How the Award Process Works
- Evaluation complete. The evaluation committee finishes scoring all proposals or bids according to the criteria published in the RFP or RFQ.
- Award recommendation. The evaluation committee recommends the top-scored vendor to the procurement officer or governing body.
- Approval. Depending on dollar value, the award may require approval from the city council, school board, or other governing body.
- Notice of award. The agency publishes the award decision, notifying all vendors who submitted proposals.
- Protest period. Most jurisdictions allow a window (typically 5 to 10 business days) for unsuccessful vendors to file a formal protest.
- Contract execution. After the protest period closes (or protests are resolved), the agency and vendor finalize and sign the contract.
What Happens After an Award
- Contract negotiation. Terms, pricing details, and scope are finalized. The award establishes the vendor, but the contract captures the specifics.
- Debriefs. Losing vendors can request a debrief to understand why they were not selected. This is valuable competitive intelligence for future bids.

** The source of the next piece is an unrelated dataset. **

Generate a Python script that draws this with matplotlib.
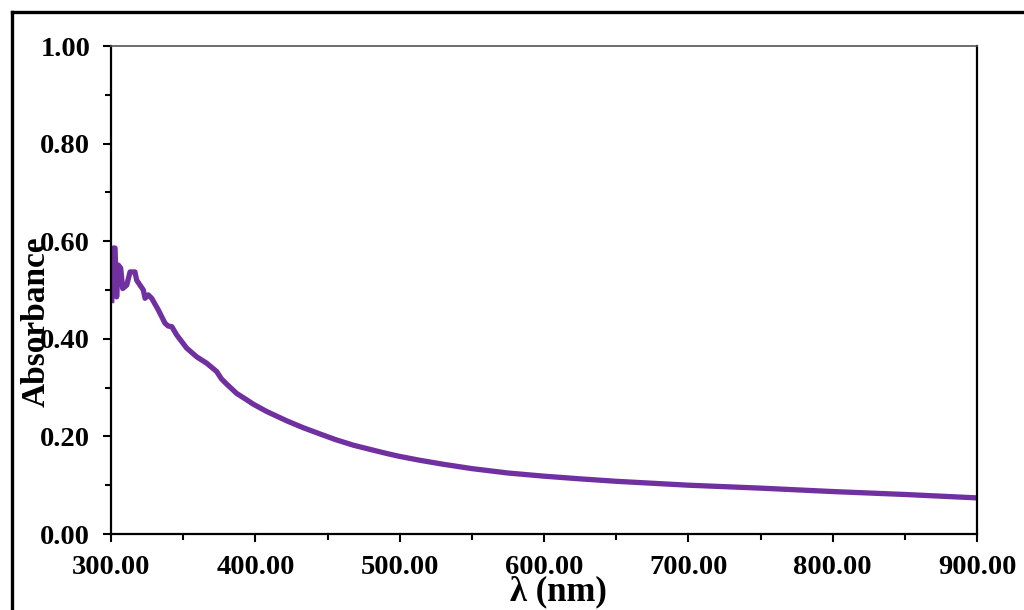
import matplotlib
matplotlib.use("Agg")
import matplotlib.pyplot as plt
from matplotlib.ticker import MultipleLocator, FormatStrFormatter
from matplotlib.lines import Line2D

wavelength_nm = [300.5, 301.6, 302.8, 303.9, 305.1, 306.7, 308.1, 310.9, 313.2, 316.6,
                 317.8, 320.1, 322.4, 323.6, 325.8, 328.2, 332.8, 337.4, 339.7, 342.1,
                 345.5, 352.4, 359.4, 366.3, 373.2, 376.5, 380.2, 387.1, 394.0, 398.6,
                 407.9, 421.7, 433.0, 444.8, 456.0, 467.9, 480.0, 491.0, 500.0, 514.1,
                 530.0, 550.0, 575.0, 600.0, 625.0, 650.0, 675.0, 700.0, 750.0, 800.0,
                 850.0, 900.0]
absorbance = [0.473, 0.586, 0.586, 0.486, 0.551, 0.545, 0.503, 0.510, 0.537, 0.537,
              0.520, 0.510, 0.500, 0.483, 0.490, 0.483, 0.459, 0.432, 0.426, 0.425,
              0.408, 0.381, 0.363, 0.350, 0.333, 0.318, 0.307, 0.288, 0.275, 0.266,
              0.251, 0.232, 0.218, 0.205, 0.193, 0.182, 0.173, 0.165, 0.159, 0.151,
              0.143, 0.134, 0.125, 0.1185, 0.113, 0.108, 0.104, 0.100, 0.094, 0.087,
              0.081, 0.074]

x_ticks = [300, 400, 500, 600, 700, 800, 900]
y_ticks = [0.0, 0.2, 0.4, 0.6, 0.8, 1.0]

plt.rcParams['font.family'] = ['Liberation Serif', 'DejaVu Serif']
plt.rcParams['font.weight'] = 'bold'

W, H = 1024, 610
fig = plt.figure(figsize=(W / 100, H / 100), dpi=100)
ax = fig.add_axes([111 / W, 1 - 534 / H, (977 - 111) / W, (534 - 46) / H])

ax.plot(wavelength_nm, absorbance, color='#7030A0', lw=3.8, solid_joinstyle='round',
        solid_capstyle='butt')

ax.set_xlim(300, 900)
ax.set_ylim(0, 1.0)
ax.set_xticks(x_ticks)
ax.set_yticks(y_ticks)
ax.xaxis.set_minor_locator(MultipleLocator(50))
ax.yaxis.set_minor_locator(MultipleLocator(0.1))
ax.xaxis.set_major_formatter(FormatStrFormatter('%.2f'))
ax.yaxis.set_major_formatter(FormatStrFormatter('%.2f'))

ax.tick_params(which='major', direction='out', length=6, width=1.5, labelsize=20.5, pad=9)
ax.tick_params(axis='y', which='major', pad=9)
ax.tick_params(which='minor', direction='out', length=4.5, width=1.5)
for lbl in ax.get_xticklabels() + ax.get_yticklabels():
    lbl.set_fontweight('bold')

for side in ['left', 'bottom', 'right']:
    ax.spines[side].set_linewidth(1.6)
    ax.spines[side].set_color('black')
ax.spines['top'].set_linewidth(1.2)
ax.spines['top'].set_color('#555555')

fig.text(558 / W, 1 - 592 / H, 'λ (nm)', ha='center', va='center', fontsize=25,
         fontweight='bold')
fig.text(36 / W, 1 - 322 / H, 'Absorbance', ha='center', va='center', rotation=90,
         fontsize=24, fontweight='bold')

# outer frame (left and top edges visible)
fx, fy = 12 / W, 1 - 12 / H
fig.add_artist(Line2D([fx, fx], [-0.01, fy], transform=fig.transFigure, color='black', lw=2.4))
fig.add_artist(Line2D([fx, 1.01], [fy, fy], transform=fig.transFigure, color='black', lw=2.4))

fig.savefig('out.png', dpi=100)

- FOIA requests. Vendors can request copies of the winning proposal, evaluation scores, and pricing through public records laws.
Award Types
| Award Type | Based On | Common In |
|---|---|---|
| Best value | Technical merit + price | RFP processes |
| Lowest price | Lowest responsive bid | IFB and RFQ processes |
| Sole source | Only one qualified vendor | Unique or emergency purchases |
| Multiple award | Several vendors awarded | Cooperative purchasing contracts |
Why Awards Matter for Vendors
Award notices are buying signals for future opportunities. Tracking awards across agencies through procurement intelligence reveals which vendors are winning, at what price, and in which categories. This data informs competitive strategy, pricing decisions, and territory prioritization.
Frequently Asked Questions
What is a procurement award?
An award is the formal decision by a government agency to select a vendor after evaluating proposals or bids. It is a public decision that triggers contract negotiation and may include a protest period.

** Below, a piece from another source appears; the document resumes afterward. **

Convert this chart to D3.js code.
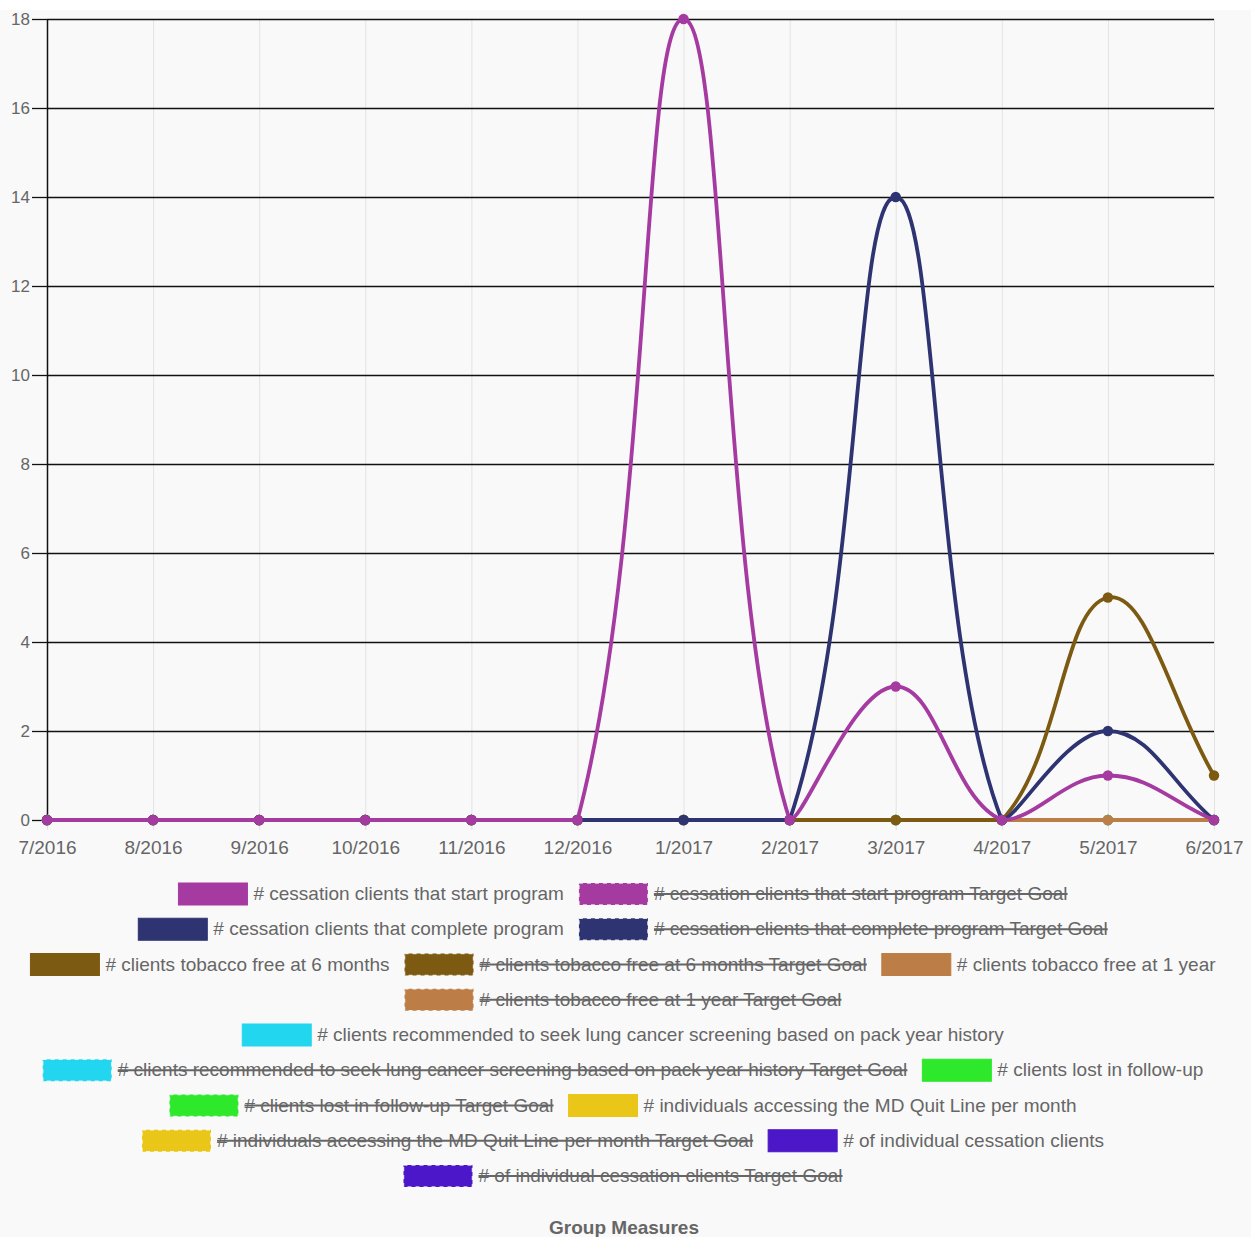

Are government award decisions public?
Yes. Award notices are published publicly. Losing vendors can request debriefs and FOIA the winning proposal, evaluation scores, and pricing details.
Can you protest a government award?
Yes. Most jurisdictions allow a protest window (typically 5-10 business days) after the award notice. Protests can challenge evaluation errors, bias, or procedural violations.
What is the difference between an award and a contract?
An award is the decision to select a vendor. The contract is the legal agreement that follows. The award establishes who won; the contract formalizes the terms, pricing, and obligations.
How do vendors track government awards?
Through agency procurement portals, board meeting minutes, state purchasing websites, and procurement intelligence platforms that aggregate award data across thousands of agencies.